"There are these two young fish swimming along and they happen to meet an older fish swimming the other way, who nods at them and says 'Morning boys, how’s the water?'
And the two young fish swim on for a bit, and then eventually one of them looks over at the other and goes, 'What the hell is water?'"
- David Foster Wallace, “This Is Water: Some Thoughts, Delivered on a Significant Occasion, about Living a Compassionate Life”
Entering the words Food Systems Transformation in a search engine yields close to five million results. By limiting the search to the specific term “Food Systems Transformation” this is narrowed to slightly over 300,000 results. Of roughly 1,100 scientific articles under this topic, the vast majority (987) have been published since 2018. The term Food Systems Transformation is therefore not only increasingly dominant in international debates around food security, but appears to be the most important link between agriculture and sustainability. It is used as a buzz word on many occasions. And for good reasons.
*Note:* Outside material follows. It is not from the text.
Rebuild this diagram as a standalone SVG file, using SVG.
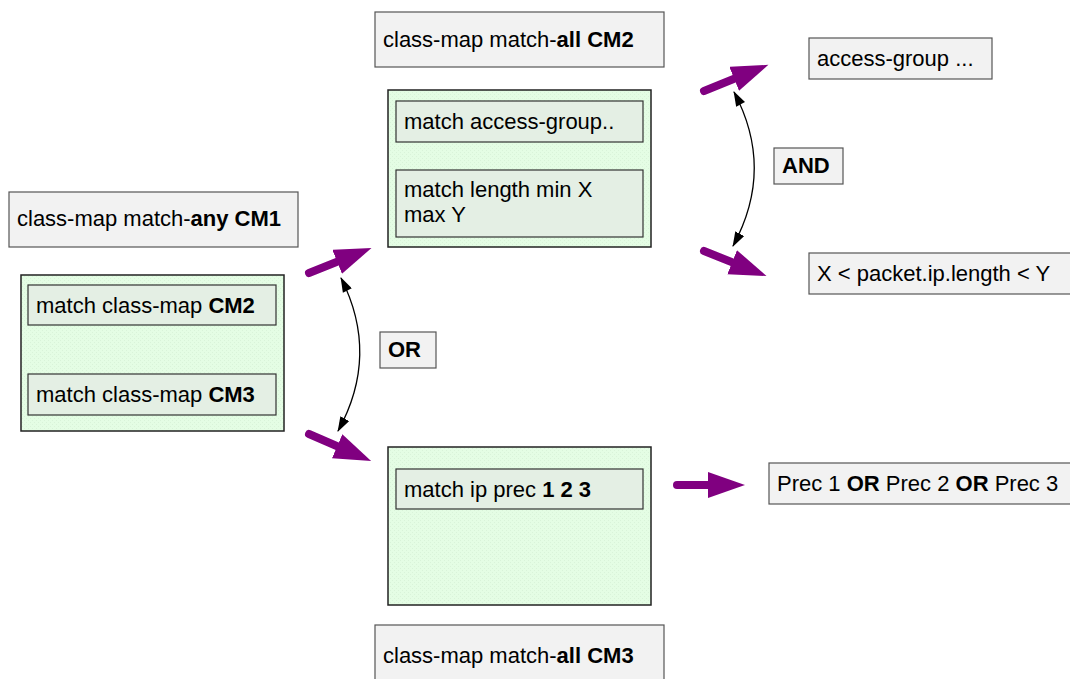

Food systems provide the foundation for global food security, nutrition, and livelihoods of almost eight billion people. At the same time, food systems are driving several intersecting social, ecological and health crises of global concern, and jeopardising progress towards the Sustainable Development Goals. The persistent and growing issues of hunger, food-borne diseases, poverty, environmental degradation, and climate change call for a transformation of food systems. However, despite increasing international attention and calls for food systems transformation, it remains unclear what transformation means in the different contexts, how it can be achieved and how seeming trade-offs between policies or various sustainability goals can be overcome.
TMG aims to address these knowledge gaps by undertaking new research activities. Coordinated by WWF as part of the Assessment and Communication of Climate Impacts of Food project, this body of work aims to promote sustainable consumption patterns and to empower companies, politicians, and consumers to make more sustainable decisions when it comes to food.
The TMG project contributes to the research component of CLIF, which seeks to develop a systematic understanding of the transformation of food systems. This includes the state of the debate, key actors and drivers, and strategies for concrete political and structural pathways to transformation. TMG, in collaboration with an extended group of experts, will convene a series of workshops and related strategic reports, as well as accompanying future high-level consultations on food systems transformation. Ultimately, it is expected that decision makers from the political, civil society and business spheres will use the expert group’s analysis to shape blueprints for concrete food system transformation pathways.